After I ar­rived at Brown in Septem­ber 1968, there fol­lowed a peri­od of about two years when I would sporad­ic­ally vis­it Bott at Har­vard, and we worked on a residue for­mula for sin­gu­lar­it­ies of holo­morph­ic fo­li­ations. Dur­ing this time I came to ap­pre­ci­ate an­oth­er of Bott’s qual­it­ies — his hu­mor. Bott can be very funny. We had many good laughs to­geth­er.

Strangely, al­most every time I vis­ited Bott at Har­vard it would rain. When I was leav­ing, Bott would say, “Good-bye, Paul. See you on the next rainy day.” We made some pro­gress on the residue ques­tion. Our work here is closely re­lated to the dif­fer­en­tial char­ac­ter the­ory of Chee­ger–Chern–Si­mons. We proved a ri­gid­ity the­or­em and we for­mu­lated a ra­tion­al­ity con­jec­ture that ap­pears to be a deep and dif­fi­cult prob­lem. At the Stan­ford dif­fer­en­tial geo­metry meet­ing, I learned that Si­mons had made the op­pos­ite con­jec­ture. He was con­vinced that the residues in ques­tion are not al­ways ra­tion­al. The prob­lem re­mains un­solved.

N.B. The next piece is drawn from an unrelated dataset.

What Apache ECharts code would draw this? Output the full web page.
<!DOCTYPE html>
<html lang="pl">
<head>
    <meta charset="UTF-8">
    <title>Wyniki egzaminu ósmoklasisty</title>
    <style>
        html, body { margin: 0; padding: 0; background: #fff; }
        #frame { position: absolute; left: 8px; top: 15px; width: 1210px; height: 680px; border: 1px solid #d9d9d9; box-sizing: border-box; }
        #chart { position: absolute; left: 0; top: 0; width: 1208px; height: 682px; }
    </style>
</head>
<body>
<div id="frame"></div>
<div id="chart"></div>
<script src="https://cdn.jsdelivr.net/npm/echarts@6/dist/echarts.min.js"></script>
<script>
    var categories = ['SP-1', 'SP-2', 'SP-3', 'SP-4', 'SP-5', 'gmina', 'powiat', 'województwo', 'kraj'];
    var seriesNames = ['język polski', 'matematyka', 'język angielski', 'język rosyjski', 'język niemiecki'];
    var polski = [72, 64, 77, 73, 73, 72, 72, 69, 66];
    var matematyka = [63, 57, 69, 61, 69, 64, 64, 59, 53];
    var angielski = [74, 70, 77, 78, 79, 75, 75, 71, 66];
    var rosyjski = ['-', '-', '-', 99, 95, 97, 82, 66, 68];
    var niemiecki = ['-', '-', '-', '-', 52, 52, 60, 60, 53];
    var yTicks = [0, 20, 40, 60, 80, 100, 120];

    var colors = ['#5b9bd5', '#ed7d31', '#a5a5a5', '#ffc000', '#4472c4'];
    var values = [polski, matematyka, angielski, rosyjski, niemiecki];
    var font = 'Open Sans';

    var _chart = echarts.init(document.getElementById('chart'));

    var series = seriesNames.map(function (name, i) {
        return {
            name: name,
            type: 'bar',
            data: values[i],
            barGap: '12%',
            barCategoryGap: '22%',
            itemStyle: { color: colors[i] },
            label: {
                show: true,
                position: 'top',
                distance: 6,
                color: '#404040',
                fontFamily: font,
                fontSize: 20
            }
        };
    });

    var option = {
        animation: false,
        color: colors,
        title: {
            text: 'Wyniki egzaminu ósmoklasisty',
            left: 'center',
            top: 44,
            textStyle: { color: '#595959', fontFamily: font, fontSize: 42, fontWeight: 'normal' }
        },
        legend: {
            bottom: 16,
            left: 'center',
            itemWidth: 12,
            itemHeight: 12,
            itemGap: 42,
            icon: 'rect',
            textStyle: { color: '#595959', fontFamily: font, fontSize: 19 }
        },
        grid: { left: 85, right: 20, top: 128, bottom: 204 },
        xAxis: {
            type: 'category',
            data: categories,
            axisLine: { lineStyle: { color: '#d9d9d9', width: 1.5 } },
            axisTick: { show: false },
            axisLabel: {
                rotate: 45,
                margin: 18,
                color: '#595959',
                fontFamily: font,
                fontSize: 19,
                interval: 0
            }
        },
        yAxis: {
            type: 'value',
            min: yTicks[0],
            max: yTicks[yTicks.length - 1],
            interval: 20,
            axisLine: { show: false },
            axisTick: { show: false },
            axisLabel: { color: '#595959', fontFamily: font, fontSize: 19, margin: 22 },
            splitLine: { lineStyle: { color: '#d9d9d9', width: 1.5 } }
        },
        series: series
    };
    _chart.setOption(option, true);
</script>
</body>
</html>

One rainy day I was with Raoul in his of­fice in the Geo­graph­ic In­sti­tute dis­cuss­ing these mat­ters when a tall, thin, shy gradu­ate stu­dent came in and said, “Pro­fess­or Bott, where should I ap­ply for a job?” I said, “Ap­ply to Brown.” The stu­dent was Bob MacPh­er­son. His com­ing to Brown was one of the main events in the met­eor­ic rise of the Brown Math De­part­ment.

To­wards the end of my two-year col­lab­or­a­tion with Bott, he was work­ing on un­der­stand­ing the Hae­fli­ger clas­si­fy­ing space for fo­li­ations and I had star­ted work­ing on Riemann–Roch with Bill Fulton and Bob MacPh­er­son. I had a num­ber of very in­ter­est­ing con­ver­sa­tions with Raoul about the Hae­fli­ger clas­si­fy­ing space. Ap­prox­im­ately twenty years later, while work­ing with Alain Connes, I re­called these con­ver­sa­tions and they helped guide Alain and me to­wards the clas­si­fy­ing space for prop­er ac­tions that we need in our con­jec­ture on the K-the­ory of group C\( ^{*} \) al­geb­ras.

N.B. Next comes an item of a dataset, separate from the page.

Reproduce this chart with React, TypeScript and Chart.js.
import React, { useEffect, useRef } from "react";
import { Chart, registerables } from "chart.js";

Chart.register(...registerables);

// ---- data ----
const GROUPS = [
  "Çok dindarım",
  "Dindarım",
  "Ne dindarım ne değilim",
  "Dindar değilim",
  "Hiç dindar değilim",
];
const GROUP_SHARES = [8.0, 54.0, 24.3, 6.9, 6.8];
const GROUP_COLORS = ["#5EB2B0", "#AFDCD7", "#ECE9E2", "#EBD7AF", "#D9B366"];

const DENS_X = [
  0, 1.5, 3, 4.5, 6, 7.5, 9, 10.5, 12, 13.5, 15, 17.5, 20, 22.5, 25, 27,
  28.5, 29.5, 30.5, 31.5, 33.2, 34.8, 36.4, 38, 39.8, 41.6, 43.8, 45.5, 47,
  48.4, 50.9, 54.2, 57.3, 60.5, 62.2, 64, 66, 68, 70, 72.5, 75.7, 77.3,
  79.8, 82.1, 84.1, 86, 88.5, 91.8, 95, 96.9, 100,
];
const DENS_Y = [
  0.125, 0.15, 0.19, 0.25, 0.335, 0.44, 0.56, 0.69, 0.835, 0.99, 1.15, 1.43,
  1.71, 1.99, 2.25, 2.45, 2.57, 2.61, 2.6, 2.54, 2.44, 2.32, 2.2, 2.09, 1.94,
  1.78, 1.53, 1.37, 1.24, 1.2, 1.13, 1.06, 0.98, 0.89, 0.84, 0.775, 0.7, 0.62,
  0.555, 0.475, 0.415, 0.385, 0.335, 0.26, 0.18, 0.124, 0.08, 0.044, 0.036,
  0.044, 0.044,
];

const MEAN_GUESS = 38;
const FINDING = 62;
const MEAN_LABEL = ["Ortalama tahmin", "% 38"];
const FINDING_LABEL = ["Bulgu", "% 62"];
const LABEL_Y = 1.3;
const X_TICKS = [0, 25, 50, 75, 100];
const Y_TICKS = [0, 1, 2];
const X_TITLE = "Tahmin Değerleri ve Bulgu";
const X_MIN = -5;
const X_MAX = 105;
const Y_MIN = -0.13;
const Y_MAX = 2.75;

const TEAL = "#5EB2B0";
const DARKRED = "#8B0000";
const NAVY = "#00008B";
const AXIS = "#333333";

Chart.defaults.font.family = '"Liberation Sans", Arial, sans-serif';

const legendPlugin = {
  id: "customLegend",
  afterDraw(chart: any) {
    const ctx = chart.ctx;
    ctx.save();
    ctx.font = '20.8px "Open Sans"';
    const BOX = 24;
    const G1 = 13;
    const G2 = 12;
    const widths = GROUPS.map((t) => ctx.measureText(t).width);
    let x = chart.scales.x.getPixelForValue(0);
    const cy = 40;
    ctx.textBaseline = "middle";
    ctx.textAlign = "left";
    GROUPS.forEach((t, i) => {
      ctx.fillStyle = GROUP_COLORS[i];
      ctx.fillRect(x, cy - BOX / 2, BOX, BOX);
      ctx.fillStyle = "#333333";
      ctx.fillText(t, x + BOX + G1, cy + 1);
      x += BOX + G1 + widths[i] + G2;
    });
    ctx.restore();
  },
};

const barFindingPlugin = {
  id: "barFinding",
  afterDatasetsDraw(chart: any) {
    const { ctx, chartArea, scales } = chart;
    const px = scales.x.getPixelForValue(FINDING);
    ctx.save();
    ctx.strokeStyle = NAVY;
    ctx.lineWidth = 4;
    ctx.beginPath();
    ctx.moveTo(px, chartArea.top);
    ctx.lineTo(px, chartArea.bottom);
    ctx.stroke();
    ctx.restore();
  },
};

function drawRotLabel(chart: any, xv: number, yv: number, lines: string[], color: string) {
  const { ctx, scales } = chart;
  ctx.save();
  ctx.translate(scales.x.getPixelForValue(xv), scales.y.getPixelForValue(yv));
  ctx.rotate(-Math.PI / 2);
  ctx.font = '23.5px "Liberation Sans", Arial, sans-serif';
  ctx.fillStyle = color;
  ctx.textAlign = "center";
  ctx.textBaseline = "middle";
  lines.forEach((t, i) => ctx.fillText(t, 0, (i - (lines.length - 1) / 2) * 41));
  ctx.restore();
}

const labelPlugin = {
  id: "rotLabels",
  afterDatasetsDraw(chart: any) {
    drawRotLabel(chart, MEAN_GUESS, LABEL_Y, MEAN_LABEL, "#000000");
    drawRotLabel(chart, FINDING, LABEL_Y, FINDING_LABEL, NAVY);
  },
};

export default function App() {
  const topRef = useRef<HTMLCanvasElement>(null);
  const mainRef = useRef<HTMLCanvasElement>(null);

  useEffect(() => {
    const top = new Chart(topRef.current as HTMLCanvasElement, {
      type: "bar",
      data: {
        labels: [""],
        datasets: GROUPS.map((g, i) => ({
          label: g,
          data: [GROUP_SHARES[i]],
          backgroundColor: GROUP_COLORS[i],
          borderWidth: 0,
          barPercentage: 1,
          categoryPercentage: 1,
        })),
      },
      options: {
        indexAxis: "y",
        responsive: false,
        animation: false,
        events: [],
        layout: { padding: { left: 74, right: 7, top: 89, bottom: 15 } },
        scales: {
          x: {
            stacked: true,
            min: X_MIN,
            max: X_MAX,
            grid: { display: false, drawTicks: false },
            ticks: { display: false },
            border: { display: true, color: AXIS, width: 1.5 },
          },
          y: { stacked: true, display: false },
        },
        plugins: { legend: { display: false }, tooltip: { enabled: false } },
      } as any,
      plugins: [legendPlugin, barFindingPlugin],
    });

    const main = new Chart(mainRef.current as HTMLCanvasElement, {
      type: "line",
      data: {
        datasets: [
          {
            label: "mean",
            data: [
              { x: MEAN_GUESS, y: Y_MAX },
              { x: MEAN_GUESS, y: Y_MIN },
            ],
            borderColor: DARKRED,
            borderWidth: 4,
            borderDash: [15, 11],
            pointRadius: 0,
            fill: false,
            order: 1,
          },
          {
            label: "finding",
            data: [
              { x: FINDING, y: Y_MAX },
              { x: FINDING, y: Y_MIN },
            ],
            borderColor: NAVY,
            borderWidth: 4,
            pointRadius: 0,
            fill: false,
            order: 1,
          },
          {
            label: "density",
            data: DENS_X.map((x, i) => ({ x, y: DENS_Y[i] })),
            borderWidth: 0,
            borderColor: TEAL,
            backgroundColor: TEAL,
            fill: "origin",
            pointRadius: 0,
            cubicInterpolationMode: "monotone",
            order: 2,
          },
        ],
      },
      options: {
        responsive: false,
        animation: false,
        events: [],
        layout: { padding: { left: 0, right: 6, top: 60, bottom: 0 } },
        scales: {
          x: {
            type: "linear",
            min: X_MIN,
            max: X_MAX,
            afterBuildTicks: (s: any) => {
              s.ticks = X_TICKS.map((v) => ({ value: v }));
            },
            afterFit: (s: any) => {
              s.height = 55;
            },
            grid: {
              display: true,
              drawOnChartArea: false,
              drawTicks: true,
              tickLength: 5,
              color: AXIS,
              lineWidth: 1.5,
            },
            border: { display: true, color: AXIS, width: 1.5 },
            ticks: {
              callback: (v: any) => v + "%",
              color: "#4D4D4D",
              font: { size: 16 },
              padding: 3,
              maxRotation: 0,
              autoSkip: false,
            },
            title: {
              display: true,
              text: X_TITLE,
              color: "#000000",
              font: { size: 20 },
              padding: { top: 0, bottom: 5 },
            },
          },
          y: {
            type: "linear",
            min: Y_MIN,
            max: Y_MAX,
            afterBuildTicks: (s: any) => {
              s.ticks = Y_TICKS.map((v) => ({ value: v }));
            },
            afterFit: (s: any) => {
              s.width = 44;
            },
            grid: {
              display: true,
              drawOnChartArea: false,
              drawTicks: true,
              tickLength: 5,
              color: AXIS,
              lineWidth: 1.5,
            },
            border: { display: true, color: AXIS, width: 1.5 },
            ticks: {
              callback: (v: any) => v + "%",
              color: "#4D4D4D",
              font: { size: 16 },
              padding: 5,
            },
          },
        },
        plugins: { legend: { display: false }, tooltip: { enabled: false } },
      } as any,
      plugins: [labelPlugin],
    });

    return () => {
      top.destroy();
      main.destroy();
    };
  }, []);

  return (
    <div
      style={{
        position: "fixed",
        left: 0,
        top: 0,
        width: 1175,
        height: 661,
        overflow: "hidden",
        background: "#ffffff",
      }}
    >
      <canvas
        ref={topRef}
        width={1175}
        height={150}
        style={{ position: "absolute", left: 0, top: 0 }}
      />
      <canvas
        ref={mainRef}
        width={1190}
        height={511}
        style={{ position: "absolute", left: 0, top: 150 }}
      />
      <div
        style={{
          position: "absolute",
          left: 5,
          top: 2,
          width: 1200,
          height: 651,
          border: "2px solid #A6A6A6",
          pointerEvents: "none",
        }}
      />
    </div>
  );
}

What did I learn from Bott? I learned — per­haps I should say re­learned — from Bott things that I already knew: that there is great beauty and won­der and fun in math­em­at­ics; that the best math­em­at­ics is not ne­ces­sar­ily the most dif­fi­cult; that there is a main­stream to our sub­ject that tal­en­ted math­em­aticians like Bott have an in­stinct­ive feel for; that ideas should be presen­ted clearly and without non­sense so that oth­er math­em­aticians can un­der­stand and ap­pre­ci­ate them.

I con­sider my­self for­tu­nate to have be­nefited from the clar­ity and beauty of Bott’s math­em­at­ics, and from the warmth and joy of his per­son­al­ity.